Extracted data entries
####
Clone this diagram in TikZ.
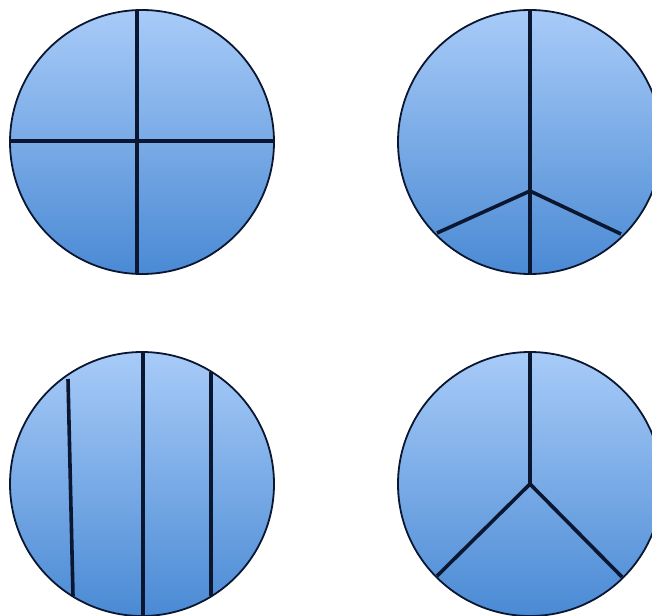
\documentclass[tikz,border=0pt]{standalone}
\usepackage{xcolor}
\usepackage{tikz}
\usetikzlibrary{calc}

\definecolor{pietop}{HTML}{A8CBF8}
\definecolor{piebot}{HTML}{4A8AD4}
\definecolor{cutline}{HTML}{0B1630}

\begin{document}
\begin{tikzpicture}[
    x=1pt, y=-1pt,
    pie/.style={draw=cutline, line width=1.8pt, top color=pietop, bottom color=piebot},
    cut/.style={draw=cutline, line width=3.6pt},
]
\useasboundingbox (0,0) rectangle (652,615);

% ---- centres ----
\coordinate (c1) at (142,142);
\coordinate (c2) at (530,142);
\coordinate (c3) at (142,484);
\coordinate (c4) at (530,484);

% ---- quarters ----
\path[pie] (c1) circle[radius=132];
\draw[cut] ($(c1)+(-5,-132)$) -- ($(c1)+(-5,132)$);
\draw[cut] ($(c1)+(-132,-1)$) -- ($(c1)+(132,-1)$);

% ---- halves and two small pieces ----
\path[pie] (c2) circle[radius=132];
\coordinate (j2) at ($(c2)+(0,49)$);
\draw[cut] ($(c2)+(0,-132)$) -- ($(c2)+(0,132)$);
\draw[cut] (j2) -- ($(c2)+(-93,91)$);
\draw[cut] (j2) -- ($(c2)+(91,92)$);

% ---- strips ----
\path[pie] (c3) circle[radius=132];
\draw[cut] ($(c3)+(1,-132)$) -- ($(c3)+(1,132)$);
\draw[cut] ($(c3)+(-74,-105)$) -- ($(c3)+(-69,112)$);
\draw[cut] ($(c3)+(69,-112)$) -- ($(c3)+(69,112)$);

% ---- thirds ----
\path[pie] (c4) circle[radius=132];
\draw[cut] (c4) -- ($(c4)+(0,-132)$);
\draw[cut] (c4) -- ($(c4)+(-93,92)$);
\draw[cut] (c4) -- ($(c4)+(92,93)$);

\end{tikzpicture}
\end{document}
####
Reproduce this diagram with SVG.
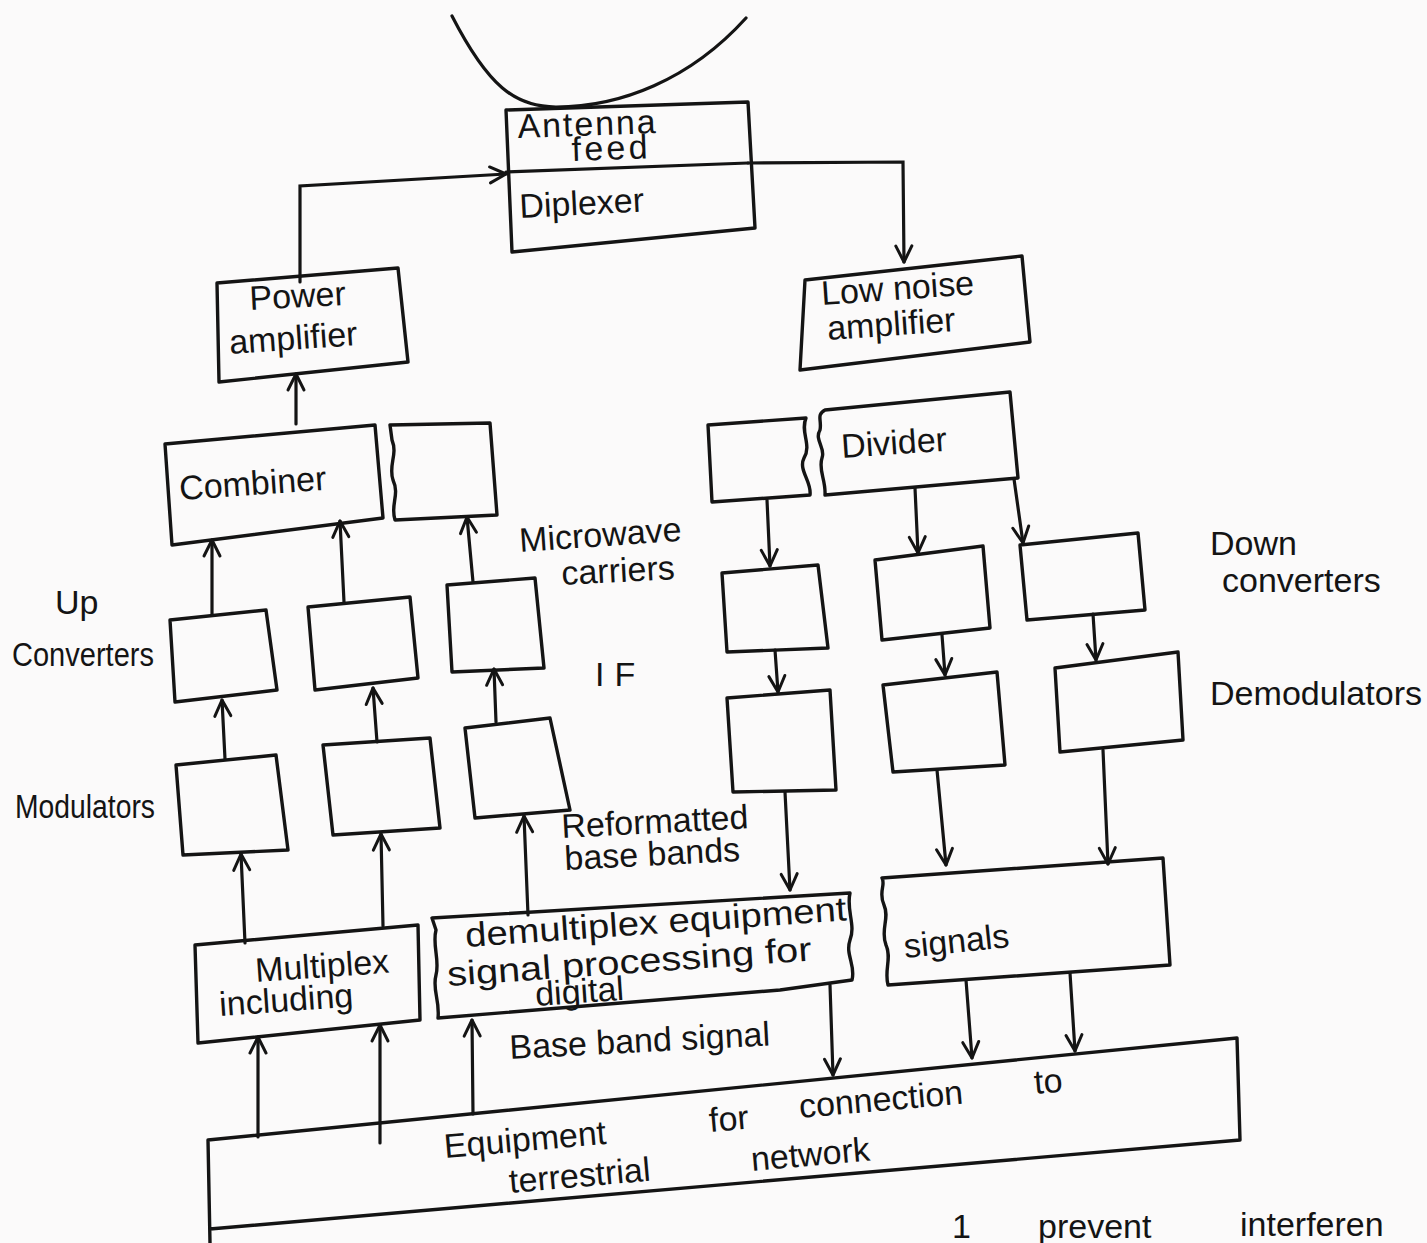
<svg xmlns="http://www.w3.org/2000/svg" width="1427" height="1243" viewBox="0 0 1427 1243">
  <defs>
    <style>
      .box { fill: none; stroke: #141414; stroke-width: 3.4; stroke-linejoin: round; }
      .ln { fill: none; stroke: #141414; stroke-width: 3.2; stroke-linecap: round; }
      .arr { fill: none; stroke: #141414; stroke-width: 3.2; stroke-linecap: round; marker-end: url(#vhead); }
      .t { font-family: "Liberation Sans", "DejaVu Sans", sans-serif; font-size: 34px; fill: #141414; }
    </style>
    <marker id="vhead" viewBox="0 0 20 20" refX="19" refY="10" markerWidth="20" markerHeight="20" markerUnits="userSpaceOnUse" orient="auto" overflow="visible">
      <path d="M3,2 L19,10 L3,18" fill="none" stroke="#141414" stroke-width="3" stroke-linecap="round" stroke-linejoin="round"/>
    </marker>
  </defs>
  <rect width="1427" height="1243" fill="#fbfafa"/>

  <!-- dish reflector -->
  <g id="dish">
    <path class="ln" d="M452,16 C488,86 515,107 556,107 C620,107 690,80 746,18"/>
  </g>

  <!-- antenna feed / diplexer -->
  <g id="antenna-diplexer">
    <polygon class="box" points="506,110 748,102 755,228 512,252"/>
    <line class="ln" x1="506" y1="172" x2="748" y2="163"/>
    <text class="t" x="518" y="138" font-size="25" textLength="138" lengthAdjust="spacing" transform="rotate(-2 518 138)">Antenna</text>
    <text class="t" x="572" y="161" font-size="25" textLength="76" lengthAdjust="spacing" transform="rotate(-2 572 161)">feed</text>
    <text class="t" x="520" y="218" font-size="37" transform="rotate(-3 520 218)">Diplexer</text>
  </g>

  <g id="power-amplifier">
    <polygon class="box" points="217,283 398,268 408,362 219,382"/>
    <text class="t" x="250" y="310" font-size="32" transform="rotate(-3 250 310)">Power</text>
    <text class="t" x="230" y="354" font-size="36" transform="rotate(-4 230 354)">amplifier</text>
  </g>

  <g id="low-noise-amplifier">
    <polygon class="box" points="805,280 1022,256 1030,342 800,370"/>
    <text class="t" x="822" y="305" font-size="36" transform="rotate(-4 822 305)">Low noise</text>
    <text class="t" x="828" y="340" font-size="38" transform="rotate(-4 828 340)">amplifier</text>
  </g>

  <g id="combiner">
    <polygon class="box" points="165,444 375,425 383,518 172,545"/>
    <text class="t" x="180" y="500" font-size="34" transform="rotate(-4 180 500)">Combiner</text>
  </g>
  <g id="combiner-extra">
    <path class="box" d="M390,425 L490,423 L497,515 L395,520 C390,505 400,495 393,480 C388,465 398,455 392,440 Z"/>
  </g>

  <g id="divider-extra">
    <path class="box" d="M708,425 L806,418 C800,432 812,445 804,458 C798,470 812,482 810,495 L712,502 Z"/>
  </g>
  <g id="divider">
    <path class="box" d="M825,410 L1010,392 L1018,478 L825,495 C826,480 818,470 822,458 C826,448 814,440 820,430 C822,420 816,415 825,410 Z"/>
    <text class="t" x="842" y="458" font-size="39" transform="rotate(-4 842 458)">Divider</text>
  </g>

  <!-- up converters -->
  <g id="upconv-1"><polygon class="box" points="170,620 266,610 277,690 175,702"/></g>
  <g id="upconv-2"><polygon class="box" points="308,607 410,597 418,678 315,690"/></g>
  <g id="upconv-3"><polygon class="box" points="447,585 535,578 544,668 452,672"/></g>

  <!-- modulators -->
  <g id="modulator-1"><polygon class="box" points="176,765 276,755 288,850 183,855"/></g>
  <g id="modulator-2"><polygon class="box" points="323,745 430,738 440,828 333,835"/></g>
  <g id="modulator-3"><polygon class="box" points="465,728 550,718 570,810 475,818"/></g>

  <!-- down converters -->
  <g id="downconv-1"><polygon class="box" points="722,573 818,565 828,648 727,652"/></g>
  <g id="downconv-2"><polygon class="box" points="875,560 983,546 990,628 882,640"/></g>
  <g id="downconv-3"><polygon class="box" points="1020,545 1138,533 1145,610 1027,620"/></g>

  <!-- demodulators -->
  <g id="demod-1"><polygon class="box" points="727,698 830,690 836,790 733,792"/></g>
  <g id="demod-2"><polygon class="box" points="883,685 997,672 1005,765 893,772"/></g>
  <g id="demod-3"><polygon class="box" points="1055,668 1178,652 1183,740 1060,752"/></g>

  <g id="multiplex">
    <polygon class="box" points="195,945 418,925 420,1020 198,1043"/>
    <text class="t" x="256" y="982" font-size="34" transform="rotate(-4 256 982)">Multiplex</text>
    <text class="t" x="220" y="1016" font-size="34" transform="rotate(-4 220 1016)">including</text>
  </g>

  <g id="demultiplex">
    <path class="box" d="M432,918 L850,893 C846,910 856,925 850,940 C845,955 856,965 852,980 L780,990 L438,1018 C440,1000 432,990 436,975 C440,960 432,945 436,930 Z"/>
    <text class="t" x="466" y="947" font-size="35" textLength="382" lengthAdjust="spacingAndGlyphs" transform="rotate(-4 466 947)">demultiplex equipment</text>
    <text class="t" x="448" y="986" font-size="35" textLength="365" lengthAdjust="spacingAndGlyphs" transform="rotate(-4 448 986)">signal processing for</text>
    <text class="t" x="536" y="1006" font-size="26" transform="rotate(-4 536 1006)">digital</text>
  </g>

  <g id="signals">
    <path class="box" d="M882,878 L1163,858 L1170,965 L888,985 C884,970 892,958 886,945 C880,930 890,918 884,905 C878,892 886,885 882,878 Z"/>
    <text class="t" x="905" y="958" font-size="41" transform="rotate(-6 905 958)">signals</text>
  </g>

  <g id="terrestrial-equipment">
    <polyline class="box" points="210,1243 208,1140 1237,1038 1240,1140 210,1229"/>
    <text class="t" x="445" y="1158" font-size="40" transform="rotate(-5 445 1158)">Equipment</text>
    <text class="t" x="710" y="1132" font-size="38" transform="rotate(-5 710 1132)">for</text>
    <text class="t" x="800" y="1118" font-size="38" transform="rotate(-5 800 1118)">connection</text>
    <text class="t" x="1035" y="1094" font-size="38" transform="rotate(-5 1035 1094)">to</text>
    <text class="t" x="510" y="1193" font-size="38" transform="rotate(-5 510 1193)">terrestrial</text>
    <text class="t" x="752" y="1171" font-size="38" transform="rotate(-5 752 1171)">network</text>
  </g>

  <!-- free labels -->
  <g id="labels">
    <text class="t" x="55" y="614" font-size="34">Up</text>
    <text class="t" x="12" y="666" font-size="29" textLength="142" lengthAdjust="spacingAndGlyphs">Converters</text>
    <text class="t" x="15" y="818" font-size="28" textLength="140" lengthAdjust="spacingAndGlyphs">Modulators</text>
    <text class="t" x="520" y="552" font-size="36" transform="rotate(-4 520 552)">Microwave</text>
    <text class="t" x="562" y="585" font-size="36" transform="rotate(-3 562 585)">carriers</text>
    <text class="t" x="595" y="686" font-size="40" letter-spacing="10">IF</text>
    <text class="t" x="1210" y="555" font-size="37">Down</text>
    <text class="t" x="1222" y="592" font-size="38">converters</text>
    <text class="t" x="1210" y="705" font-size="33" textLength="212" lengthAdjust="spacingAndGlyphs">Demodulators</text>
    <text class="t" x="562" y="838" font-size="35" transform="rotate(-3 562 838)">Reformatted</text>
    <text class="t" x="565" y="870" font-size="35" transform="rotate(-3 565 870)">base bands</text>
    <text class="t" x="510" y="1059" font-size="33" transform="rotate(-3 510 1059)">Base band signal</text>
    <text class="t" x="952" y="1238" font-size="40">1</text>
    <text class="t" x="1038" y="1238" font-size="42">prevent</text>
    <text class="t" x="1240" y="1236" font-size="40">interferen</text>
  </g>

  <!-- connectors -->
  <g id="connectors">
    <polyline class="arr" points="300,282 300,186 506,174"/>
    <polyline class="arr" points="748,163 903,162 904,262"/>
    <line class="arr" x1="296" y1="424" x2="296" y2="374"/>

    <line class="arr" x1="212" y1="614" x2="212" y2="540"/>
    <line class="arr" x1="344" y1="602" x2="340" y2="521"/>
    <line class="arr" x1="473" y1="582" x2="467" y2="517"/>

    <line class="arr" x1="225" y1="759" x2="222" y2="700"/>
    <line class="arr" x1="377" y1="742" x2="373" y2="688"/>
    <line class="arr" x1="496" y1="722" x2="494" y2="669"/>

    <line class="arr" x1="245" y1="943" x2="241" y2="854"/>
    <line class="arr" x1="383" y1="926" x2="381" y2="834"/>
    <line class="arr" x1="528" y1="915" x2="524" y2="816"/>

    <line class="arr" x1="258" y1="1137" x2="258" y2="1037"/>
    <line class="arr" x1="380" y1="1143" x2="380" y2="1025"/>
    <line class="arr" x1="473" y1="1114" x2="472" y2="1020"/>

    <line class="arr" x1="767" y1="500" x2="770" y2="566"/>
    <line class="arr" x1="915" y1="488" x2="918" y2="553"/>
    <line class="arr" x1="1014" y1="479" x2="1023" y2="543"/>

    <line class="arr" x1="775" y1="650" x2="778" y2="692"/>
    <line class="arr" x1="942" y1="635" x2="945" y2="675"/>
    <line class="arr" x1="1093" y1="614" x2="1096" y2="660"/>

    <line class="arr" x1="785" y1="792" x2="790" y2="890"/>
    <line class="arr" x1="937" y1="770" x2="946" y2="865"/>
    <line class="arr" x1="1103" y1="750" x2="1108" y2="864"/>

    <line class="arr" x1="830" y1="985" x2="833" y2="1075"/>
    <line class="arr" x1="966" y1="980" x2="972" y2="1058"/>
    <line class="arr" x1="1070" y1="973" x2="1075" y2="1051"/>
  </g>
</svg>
####
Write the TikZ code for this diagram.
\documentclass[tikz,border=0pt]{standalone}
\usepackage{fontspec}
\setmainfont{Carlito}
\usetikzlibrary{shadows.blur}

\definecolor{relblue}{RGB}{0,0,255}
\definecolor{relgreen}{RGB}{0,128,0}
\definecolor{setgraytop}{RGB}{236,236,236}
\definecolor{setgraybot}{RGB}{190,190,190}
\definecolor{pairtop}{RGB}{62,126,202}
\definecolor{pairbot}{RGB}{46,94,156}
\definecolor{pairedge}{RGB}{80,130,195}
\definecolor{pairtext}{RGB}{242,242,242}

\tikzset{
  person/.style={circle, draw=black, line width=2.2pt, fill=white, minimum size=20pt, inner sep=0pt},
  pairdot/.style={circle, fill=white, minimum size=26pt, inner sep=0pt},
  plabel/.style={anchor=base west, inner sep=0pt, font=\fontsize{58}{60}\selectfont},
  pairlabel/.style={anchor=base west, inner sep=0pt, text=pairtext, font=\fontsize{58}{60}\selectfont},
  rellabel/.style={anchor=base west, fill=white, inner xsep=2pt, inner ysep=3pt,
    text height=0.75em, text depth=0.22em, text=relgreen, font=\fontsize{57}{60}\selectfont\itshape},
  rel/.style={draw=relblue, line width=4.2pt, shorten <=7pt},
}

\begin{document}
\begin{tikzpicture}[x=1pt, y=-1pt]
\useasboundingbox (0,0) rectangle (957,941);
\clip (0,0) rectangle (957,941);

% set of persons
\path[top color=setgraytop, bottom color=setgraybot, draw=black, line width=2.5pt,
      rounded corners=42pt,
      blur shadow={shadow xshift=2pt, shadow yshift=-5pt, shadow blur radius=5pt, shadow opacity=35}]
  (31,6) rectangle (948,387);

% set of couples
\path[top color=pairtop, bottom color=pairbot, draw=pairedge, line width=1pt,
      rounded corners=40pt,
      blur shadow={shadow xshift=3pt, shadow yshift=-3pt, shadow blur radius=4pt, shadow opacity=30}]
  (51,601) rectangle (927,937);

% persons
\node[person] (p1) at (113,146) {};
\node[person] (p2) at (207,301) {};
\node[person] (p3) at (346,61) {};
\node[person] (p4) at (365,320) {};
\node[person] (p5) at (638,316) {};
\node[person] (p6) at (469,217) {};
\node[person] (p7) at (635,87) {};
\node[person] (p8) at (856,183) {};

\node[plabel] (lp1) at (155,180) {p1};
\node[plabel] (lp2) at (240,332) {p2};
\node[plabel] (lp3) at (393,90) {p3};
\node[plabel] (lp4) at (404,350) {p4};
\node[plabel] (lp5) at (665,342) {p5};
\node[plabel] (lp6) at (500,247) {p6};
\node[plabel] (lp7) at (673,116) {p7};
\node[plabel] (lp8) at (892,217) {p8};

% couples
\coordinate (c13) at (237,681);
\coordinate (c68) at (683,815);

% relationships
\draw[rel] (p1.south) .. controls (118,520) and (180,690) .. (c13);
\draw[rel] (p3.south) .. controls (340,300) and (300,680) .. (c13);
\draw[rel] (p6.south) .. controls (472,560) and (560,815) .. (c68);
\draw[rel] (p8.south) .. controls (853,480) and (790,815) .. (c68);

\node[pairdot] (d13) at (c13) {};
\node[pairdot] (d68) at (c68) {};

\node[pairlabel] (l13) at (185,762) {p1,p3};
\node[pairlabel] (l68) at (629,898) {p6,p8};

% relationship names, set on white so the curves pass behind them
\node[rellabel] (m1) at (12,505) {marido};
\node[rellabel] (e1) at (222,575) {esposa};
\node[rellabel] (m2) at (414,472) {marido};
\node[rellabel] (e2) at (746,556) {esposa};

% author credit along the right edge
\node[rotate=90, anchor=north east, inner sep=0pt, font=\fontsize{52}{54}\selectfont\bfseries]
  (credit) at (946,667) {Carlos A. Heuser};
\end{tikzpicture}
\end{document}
####
» **TASK DESCRIPTION**: Find the word "diagram" in the data and show each line that holds it.

» **EXPECTED OUTPUT**:
Clone this diagram in TikZ.
Reproduce this diagram with SVG.
Write the TikZ code for this diagram.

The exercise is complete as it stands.